Vital Energi has signed a collaboration agreement with the University of Birmingham to develop and commercialize a range of innovative thermal storage solutions, which will help accelerate decarbonization within the heating and cooling sector.


Vital Energi and the University of Birmingham will work together over an initial four years to continue the development of thermal storage Intellectual Property (IP) with a view to bringing a number of products to market. As part of the agreement, the University has assigned several IP rights, including a number of patents, to Vital Energi.


The implementation of thermal energy storage is imperative to address the challenges posed by intermittent renewables and enhance the overall reliability and sustainability of energy systems. Just as decarbonization of electrical generation necessitated the huge growth in electrical storage over the last 10 years, it is expected that thermal energy storage will emerge over the next decade as a key enabler in accelerating the electrification of heat which will form the core of heat decarbonization.


The collaboration will leverage the combined strengths of Vital Energi's industry experience and the expertise in the team led by Professor Yulong Ding, Chamberlain Chair of Chemical Engineering and the founder of Birmingham Centre for Energy Storage


Vital Energi is committed to providing clients and end users with the most efficient and economic decarbonization solutions. This collaboration aligns with their aim of delivering environmentally conscious and technologically advanced solutions that address the challenges of today's rapidly evolving energy landscape.


Vital Energi’s Technical Development Director, Chris Taylor, said, “We see thermal energy storage as a core component in the decarbonisation of the heating and cooling sector.

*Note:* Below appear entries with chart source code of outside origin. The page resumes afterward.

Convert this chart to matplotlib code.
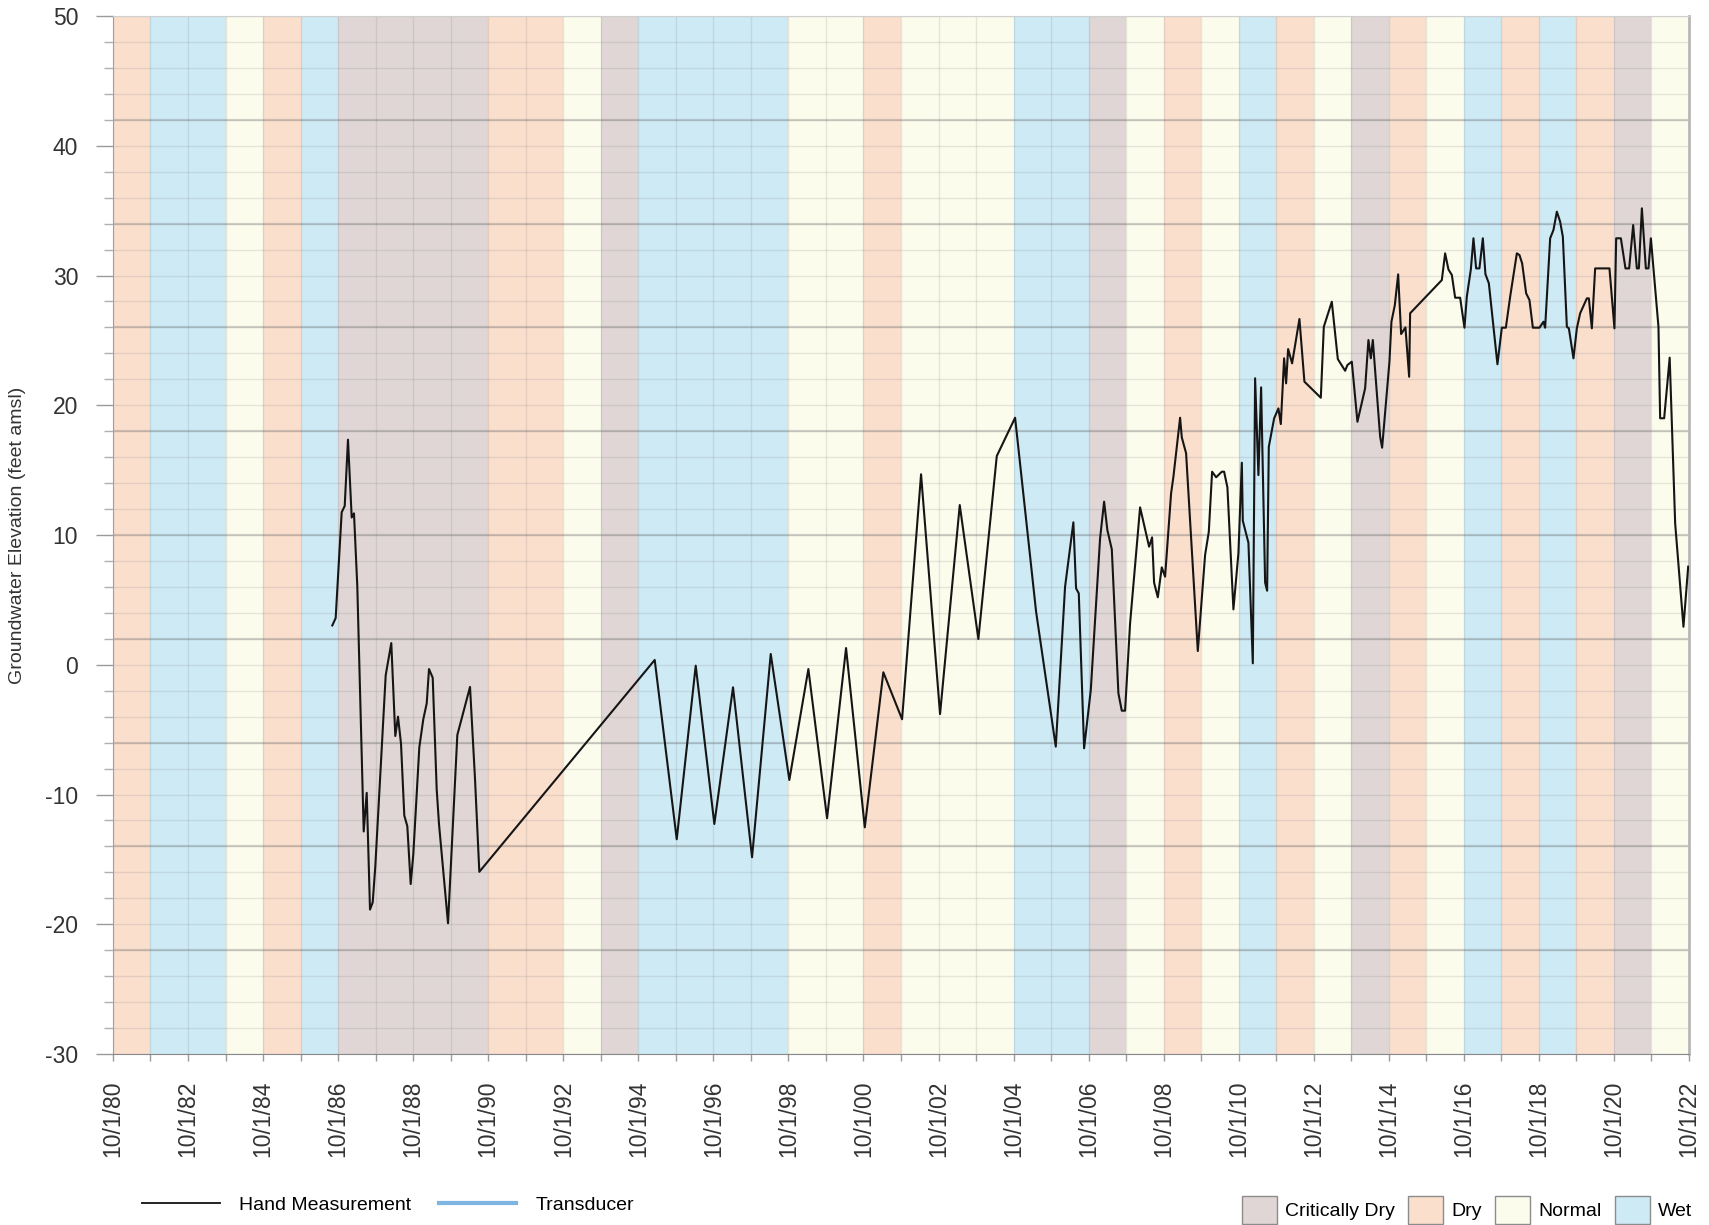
import matplotlib
matplotlib.use("Agg")
import matplotlib.pyplot as plt
import numpy as np
from matplotlib.font_manager import FontProperties
from matplotlib.lines import Line2D
from matplotlib.patches import Patch
from matplotlib.ticker import FixedLocator, MultipleLocator

plt.rcParams["font.family"] = ["Liberation Sans", "DejaVu Sans"]
plt.rcParams["axes.unicode_minus"] = False

# Tipo de ano hidrológico, WY1981 .. WY2022 (cada um começa em 10/1)
WY_START = 1980.75
wy_types = [
    "Dry", "Wet", "Wet", "Normal", "Dry", "Wet",
    "Critically Dry", "Critically Dry", "Critically Dry", "Critically Dry",
    "Dry", "Dry", "Normal", "Critically Dry",
    "Wet", "Wet", "Wet", "Wet",
    "Normal", "Normal", "Dry", "Normal", "Normal", "Normal",
    "Wet", "Wet", "Critically Dry", "Normal", "Dry", "Normal",
    "Wet", "Dry", "Normal", "Critically Dry", "Dry", "Normal",
    "Wet", "Dry", "Wet", "Dry", "Critically Dry", "Normal",
]
type_names = ["Critically Dry", "Dry", "Normal", "Wet"]
type_colors = ["#E0D6D6", "#FADFCD", "#FBFCEC", "#CEEAF5"]

# Medições manuais (ano decimal, elevação em pés amsl)
meas_year = [
    1986.595, 1986.685, 1986.845, 1986.926, 1987.013, 1987.112, 1987.173,
    1987.261, 1987.432, 1987.512, 1987.600, 1987.672, 1987.741, 1988.018,
    1988.167, 1988.274, 1988.346, 1988.426, 1988.514, 1988.594, 1988.684,
    1988.754, 1988.914, 1989.020, 1989.111, 1989.172, 1989.271, 1989.377,
    1989.439, 1989.679, 1989.927, 1990.265, 1990.398, 1990.513,
    1995.187, 1995.774, 1996.280, 1996.776, 1997.274, 1997.781, 1998.279,
    1998.775, 1999.282, 1999.780, 2000.286, 2000.785, 2001.280, 2001.779,
    2002.285, 2002.791, 2003.316, 2003.812, 2004.303, 2004.791, 2005.350,
    2005.875, 2006.123, 2006.344, 2006.416, 2006.488, 2006.630, 2006.808,
    2007.056, 2007.163, 2007.250, 2007.368, 2007.544, 2007.634, 2007.722,
    2007.855, 2008.122, 2008.362, 2008.442, 2008.495, 2008.594, 2008.700,
    2008.788, 2008.948, 2009.010, 2009.188, 2009.233, 2009.348, 2009.500,
    2009.660, 2009.854, 2009.953, 2010.041, 2010.148, 2010.300, 2010.361,
    2010.449, 2010.609, 2010.742, 2010.833, 2010.859, 2011.009, 2011.126,
    2011.187, 2011.275, 2011.347, 2011.454, 2011.507, 2011.552, 2011.694,
    2011.808, 2011.872, 2011.960, 2012.013, 2012.067, 2012.173, 2012.368,
    2012.501, 2012.938, 2013.018, 2013.231, 2013.391, 2013.586, 2013.647,
    2013.764, 2013.914, 2014.119, 2014.207, 2014.271, 2014.324, 2014.519,
    2014.572, 2014.767, 2014.820, 2014.911, 2014.999, 2015.078, 2015.193,
    2015.292, 2015.318, 2016.163, 2016.251, 2016.339, 2016.430, 2016.518,
    2016.651, 2016.766, 2016.829, 2016.936, 2017.006, 2017.077, 2017.165,
    2017.256, 2017.325, 2017.416, 2017.645, 2017.762, 2017.869, 2017.984,
    2018.162, 2018.232, 2018.303, 2018.410, 2018.498, 2018.589, 2018.765,
    2018.871, 2018.916, 2019.050, 2019.138, 2019.228, 2019.316, 2019.388,
    2019.495, 2019.548, 2019.671, 2019.761, 2019.849, 2020.028, 2020.081,
    2020.161, 2020.249, 2020.630, 2020.763, 2020.809, 2020.934, 2021.057,
    2021.155, 2021.262, 2021.360, 2021.414, 2021.494, 2021.600, 2021.670,
    2021.734, 2021.936, 2021.981, 2022.088, 2022.235, 2022.381, 2022.602,
    2022.728,
]
meas_elev = [
    3.03, 3.60, 11.75, 12.24, 17.35, 11.35, 11.67,
    6.08, -12.85, -9.87, -18.87, -18.31, -15.55, -0.81,
    1.67, -5.49, -4.00, -6.08, -11.63, -12.44, -16.90,
    -14.60, -6.36, -4.20, -2.98, -0.33, -1.00, -9.60,
    -12.30, -19.93, -5.41, -1.71, -8.79, -15.96,
    0.37, -13.45, -0.07, -12.27, -1.74, -14.84, 0.83,
    -8.88, -0.33, -11.83, 1.29, -12.53, -0.58, -4.20,
    14.68, -3.80, 12.31, 1.98, 16.09, 19.04, 4.10,
    -6.31, 6.02, 10.98, 5.89, 5.50, -6.44, -1.95,
    9.75, 12.57, 10.38, 8.90, -2.20, -3.54, -3.54,
    3.19, 12.13, 9.10, 9.82, 6.33, 5.20, 7.51,
    6.79, 13.21, 14.49, 19.04, 17.53, 16.30, 8.84,
    1.06, 8.46, 10.25, 14.88, 14.45, 14.88, 14.88,
    13.67, 4.27, 8.59, 15.57, 11.10, 9.41, 0.11,
    22.08, 14.62, 21.38, 6.33, 5.71, 16.80, 18.99,
    19.76, 18.55, 23.62, 21.69, 24.33, 23.23, 26.65,
    21.82, 20.58, 26.05, 27.98, 23.56, 22.66, 23.10,
    23.36, 18.73, 21.31, 25.03, 23.62, 25.03, 17.58,
    16.73, 23.36, 26.44, 27.73, 30.09, 25.49, 26.00,
    22.20, 27.09, 29.65, 31.71, 30.47, 30.04, 28.29,
    28.29, 25.98, 28.37, 30.47, 32.87, 30.55, 30.55,
    32.87, 30.11, 29.40, 23.16, 25.98, 25.98, 28.37,
    31.71, 31.58, 30.94, 28.63, 28.11, 25.98, 25.98,
    26.44, 25.98, 32.87, 33.51, 34.92, 34.15, 32.99,
    26.05, 25.93, 23.62, 25.93, 27.09, 28.24, 28.24,
    25.93, 30.55, 30.55, 25.93, 32.87, 32.87, 30.55,
    30.55, 33.89, 30.55, 30.55, 35.18, 30.55, 30.55,
    32.87, 26.05, 19.00, 19.00, 23.67, 10.90, 2.93,
    7.56,
]

xtick_labels = [
    "10/1/80", "10/1/82", "10/1/84", "10/1/86", "10/1/88", "10/1/90",
    "10/1/92", "10/1/94", "10/1/96", "10/1/98", "10/1/00", "10/1/02",
    "10/1/04", "10/1/06", "10/1/08", "10/1/10", "10/1/12", "10/1/14",
    "10/1/16", "10/1/18", "10/1/20", "10/1/22",
]

fig = plt.figure(figsize=(17.09, 12.25), dpi=100)
ax = fig.add_axes([0.0661, 0.1396, 0.9222, 0.8473])

# Faixas de fundo por ano hidrológico
for i, t in enumerate(wy_types):
    c = type_colors[type_names.index(t)]
    ax.axvspan(WY_START + i, WY_START + i + 1, color=c, lw=0, zorder=0)

# Linhas de grade: claras a cada 2 pés / 1 ano, escuras a cada 8 pés
ax.yaxis.set_major_locator(MultipleLocator(10))
ax.yaxis.set_minor_locator(MultipleLocator(2))
ax.xaxis.set_major_locator(FixedLocator(np.arange(WY_START, 2023, 2)))
ax.xaxis.set_minor_locator(FixedLocator(np.arange(WY_START, 2023, 1)))
ax.grid(which="both", color="#7a7a7a", alpha=0.17, lw=1.0)
for v in np.arange(-22, 50, 8):
    ax.axhline(v, color="#5a5a5a", alpha=0.25, lw=1.6, zorder=1.6)

ax.plot(meas_year, meas_elev, color="#151515", lw=1.5, zorder=3)

ax.set_xlim(WY_START, WY_START + len(wy_types))
ax.set_ylim(-30, 50)
ax.set_xticklabels(xtick_labels, rotation=90)

ax.tick_params(axis="y", which="major", length=12, width=1, color="#9a9a9a",
               pad=13, labelsize=16.5, labelcolor="#333333")
ax.tick_params(axis="y", which="minor", length=6.5, width=1, color="#b0b0b0")
ax.tick_params(axis="x", which="both", length=5, width=1, color="#9a9a9a",
               pad=14, labelsize=16.5, labelcolor="#333333")

ax.spines["left"].set_color("#a0a0a0")
ax.spines["bottom"].set_color("#888888")
ax.spines["top"].set_color("#d0d0d0")
ax.spines["right"].set_color("#b8b8b8")
ax.spines["right"].set_linewidth(2)

ax.set_ylabel("Groundwater Elevation (feet amsl)", fontsize=14,
              color="#333333", va="center")
ax.yaxis.set_label_coords((18 - 113) / 1576, 0.5)

legend_font = FontProperties(family=["Liberation Sans Narrow", "Liberation Sans"],
                             size=14)

fig.legend(
    handles=[Line2D([], [], color="#222222", lw=1.4),
             Line2D([], [], color="#7EB4E2", lw=3)],
    labels=["Hand Measurement", "Transducer"],
    loc="center left", bbox_to_anchor=(142 / 1709, 1 - 1205 / 1225),
    ncol=2, frameon=False, prop=legend_font, handlelength=4.0,
    handletextpad=1.0, columnspacing=1.4, borderpad=0, borderaxespad=0,
)

fig.legend(
    handles=[Patch(facecolor=c, edgecolor="#8c8c8c", lw=1) for c in type_colors],
    labels=type_names,
    loc="center right", bbox_to_anchor=(1692 / 1709, 1 - 1210 / 1225),
    ncol=4, frameon=False, prop=legend_font, handlelength=1.8, handleheight=1.9,
    handletextpad=0.4, columnspacing=0.7, borderpad=0, borderaxespad=0,
)

fig.savefig("out.png", dpi=100)
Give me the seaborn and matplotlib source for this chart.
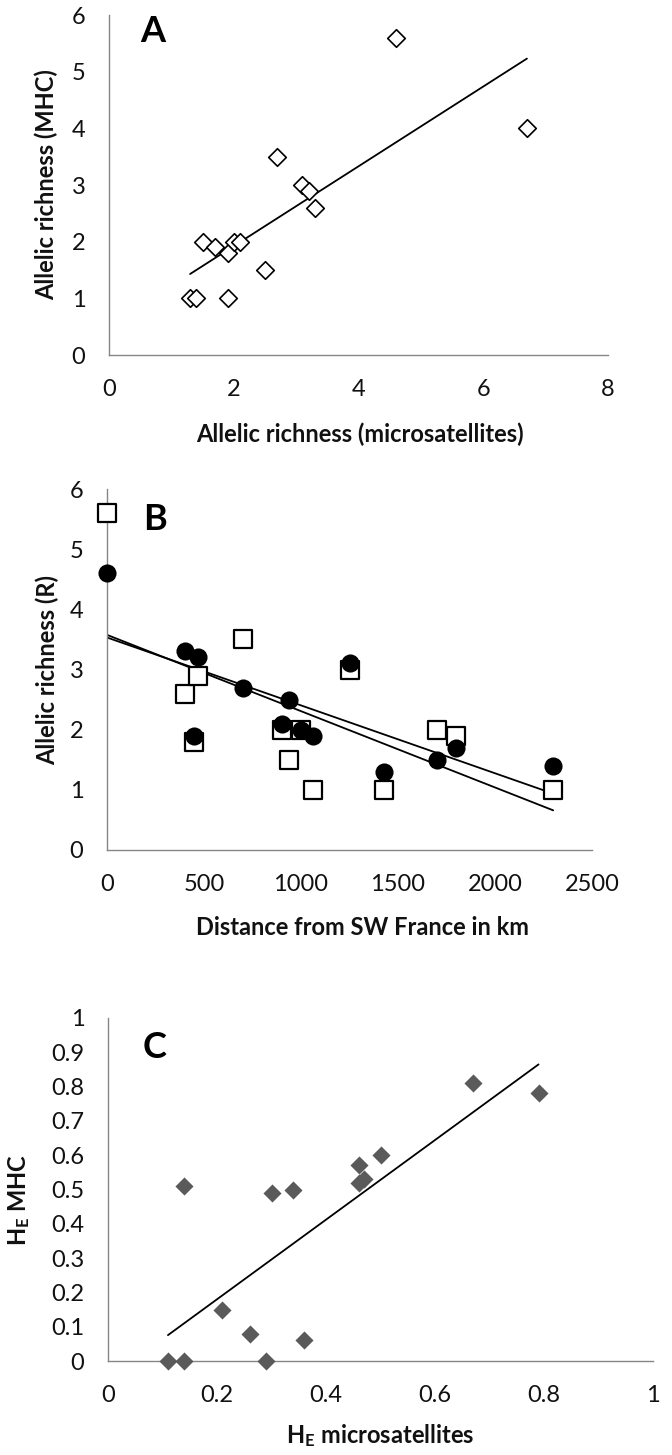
import matplotlib
matplotlib.use("Agg")
import matplotlib.pyplot as plt
import matplotlib.ticker as ticker
import seaborn as sns
import pandas as pd

# A: allelic richness, microsatellites vs MHC
ar_msat = [4.6, 6.7, 2.7, 3.1, 3.2, 3.3, 1.5, 1.7, 1.9, 2.0, 2.1, 2.5, 1.3, 1.4, 1.9]
ar_mhc = [5.6, 4.0, 3.5, 3.0, 2.9, 2.6, 2.0, 1.9, 1.8, 2.0, 2.0, 1.5, 1.0, 1.0, 1.0]

# B: allelic richness vs distance from SW France
dist_km = [0, 400, 470, 450, 700, 900, 940, 1000, 1060, 1250, 1430, 1700, 1800, 2300]
b_msat = [4.6, 3.3, 3.2, 1.9, 2.7, 2.1, 2.5, 2.0, 1.9, 3.1, 1.3, 1.5, 1.7, 1.4]
b_mhc = [5.6, 2.6, 2.9, 1.8, 3.5, 2.0, 1.5, 2.0, 1.0, 3.0, 1.0, 2.0, 1.9, 1.0]

# C: expected heterozygosity
he_msat = [0.11, 0.14, 0.14, 0.21, 0.26, 0.29, 0.30, 0.34, 0.36, 0.46, 0.46, 0.47, 0.50, 0.67, 0.79]
he_mhc = [0.0, 0.0, 0.51, 0.15, 0.08, 0.0, 0.49, 0.50, 0.06, 0.57, 0.52, 0.53, 0.60, 0.81, 0.78]

df_a = pd.DataFrame({"msat": ar_msat, "mhc": ar_mhc})
df_b = pd.DataFrame({"dist": dist_km, "msat": b_msat, "mhc": b_mhc})
df_c = pd.DataFrame({"msat": he_msat, "mhc": he_mhc})

sns.set_style("white")
plt.rcParams["font.family"] = ["Lato", "DejaVu Sans"]
plt.rcParams["mathtext.fontset"] = "custom"
plt.rcParams["mathtext.rm"] = "Lato"
plt.rcParams["mathtext.bf"] = "Lato:bold"

W, H = 672, 1455
fig = plt.figure(figsize=(W / 100, H / 100), dpi=100)

AXIS_GREY = "#868686"
TXT = "#111111"


def px_axes(x0, x1, ytop, ybot):
    return fig.add_axes([x0 / W, 1 - ybot / H, (x1 - x0) / W, (ybot - ytop) / H])


def style(ax):
    for s in ["top", "right"]:
        ax.spines[s].set_visible(False)
    for s in ["left", "bottom"]:
        ax.spines[s].set_color(AXIS_GREY)
        ax.spines[s].set_linewidth(1.0)
    ax.tick_params(axis="both", direction="out", length=6, width=1.0,
                   color=AXIS_GREY, labelsize=17, labelcolor=TXT)
    ax.tick_params(axis="y", pad=11)
    ax.tick_params(axis="x", pad=11)
    ax.yaxis.set_major_formatter(ticker.FormatStrFormatter("%g"))
    ax.xaxis.set_major_formatter(ticker.FormatStrFormatter("%g"))


def labels(ax, xl, yl, xl_pos, yl_pos):
    ax.set_xlabel(xl, fontsize=17, fontweight="bold", color=TXT, va="center")
    ax.set_ylabel(yl, fontsize=17, fontweight="bold", color=TXT, va="center")
    ax.xaxis.set_label_coords(xl_pos[0] / W, 1 - xl_pos[1] / H, transform=fig.transFigure)
    ax.yaxis.set_label_coords(yl_pos[0] / W, 1 - yl_pos[1] / H, transform=fig.transFigure)


line_kw = {"color": "black", "linewidth": 1.3}

# Panel A
ax_a = px_axes(109, 608, 15, 355)
sns.scatterplot(data=df_a, x="msat", y="mhc", marker="D", s=80, color="white",
                edgecolor="black", linewidth=1.2, ax=ax_a, zorder=3)
sns.regplot(data=df_a, x="msat", y="mhc", ci=None, scatter=False, truncate=True,
            line_kws=line_kw, ax=ax_a)
ax_a.set_xlim(0, 8)
ax_a.set_ylim(0, 6)
ax_a.set_xticks([0, 2, 4, 6, 8])
ax_a.set_yticks(range(0, 7))
style(ax_a)
labels(ax_a, "Allelic richness (microsatellites)", "Allelic richness (MHC)", (360, 434), (46, 185))

# Panel B
ax_b = px_axes(107, 592, 489, 850)
sns.regplot(data=df_b, x="dist", y="mhc", ci=None, scatter=False, truncate=True,
            line_kws=line_kw, ax=ax_b)
sns.regplot(data=df_b, x="dist", y="msat", ci=None, scatter=False, truncate=True,
            line_kws=line_kw, ax=ax_b)
sns.scatterplot(data=df_b, x="dist", y="mhc", marker="s", s=160, color="white",
                edgecolor="black", linewidth=1.6, ax=ax_b, zorder=3, clip_on=False)
sns.scatterplot(data=df_b, x="dist", y="msat", marker="o", s=170, color="black",
                edgecolor="black", linewidth=0, ax=ax_b, zorder=4, clip_on=False)
ax_b.set_xlim(0, 2500)
ax_b.set_ylim(0, 6)
ax_b.set_xticks(range(0, 2501, 500))
ax_b.set_yticks(range(0, 7))
style(ax_b)
labels(ax_b, "Distance from SW France in km", "Allelic richness (R)", (362, 928), (47, 670))

# Panel C
ax_c = px_axes(108, 653, 1018, 1361)
sns.scatterplot(data=df_c, x="msat", y="mhc", marker="D", s=85, color="#5a5a5a",
                linewidth=0, ax=ax_c, zorder=3, clip_on=False)
sns.regplot(data=df_c, x="msat", y="mhc", ci=None, scatter=False, truncate=True,
            line_kws=line_kw, ax=ax_c)
ax_c.set_xlim(0, 1)
ax_c.set_ylim(0, 1)
ax_c.set_xticks([0, 0.2, 0.4, 0.6, 0.8, 1.0])
ax_c.set_yticks([i / 10 for i in range(11)])
style(ax_c)
labels(ax_c, r"$\mathbf{H_E}$ microsatellites", r"$\mathbf{H_E}$ MHC", (380, 1436), (19, 1200))

# Panel letters
for letter, (x, y) in {"A": (153, 32), "B": (155, 519), "C": (155, 1047)}.items():
    fig.text(x / W, 1 - y / H, letter, fontsize=26, fontweight="bold",
             ha="center", va="center", color="black")

fig.savefig("out.png", dpi=100)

Through this collaboration, we aim to bring innovative energy storage to the market and tackle some of the obstacles introduced by an evolving energy system.


“This is an exciting time for Vital and we believe we have found the perfect partners in Professor Ding and his team at the University of Birmingham, and look forward to working together to commercialize their concepts.”Ding, who is known for inventing novel technologies for electrical and thermal energy storage, has published over 450 technical papers and filed some 100 patent applications over the past 35 years.  


“Globally, thermal energy accounts for over 50% of final energy consumption and is responsible for more than 40% of energy-related carbon dioxide emissions, making it central to achieving net zero emissions.  While it is the hardest-to-decarbonize sector, thermal energy storage can help us address this challenge, and I am looking forward to working with Vital Energi to make this happen,” said Ding.  


Professor Martin Freer, Director of the Birmingham Energy Institute at the University of Birmingham, added,  "This partnership is really exciting as it allows a pathway for the discoveries of Professor Ding and his team to deliver impact in the development of the UK's energy system in the much-needed area of energy storage."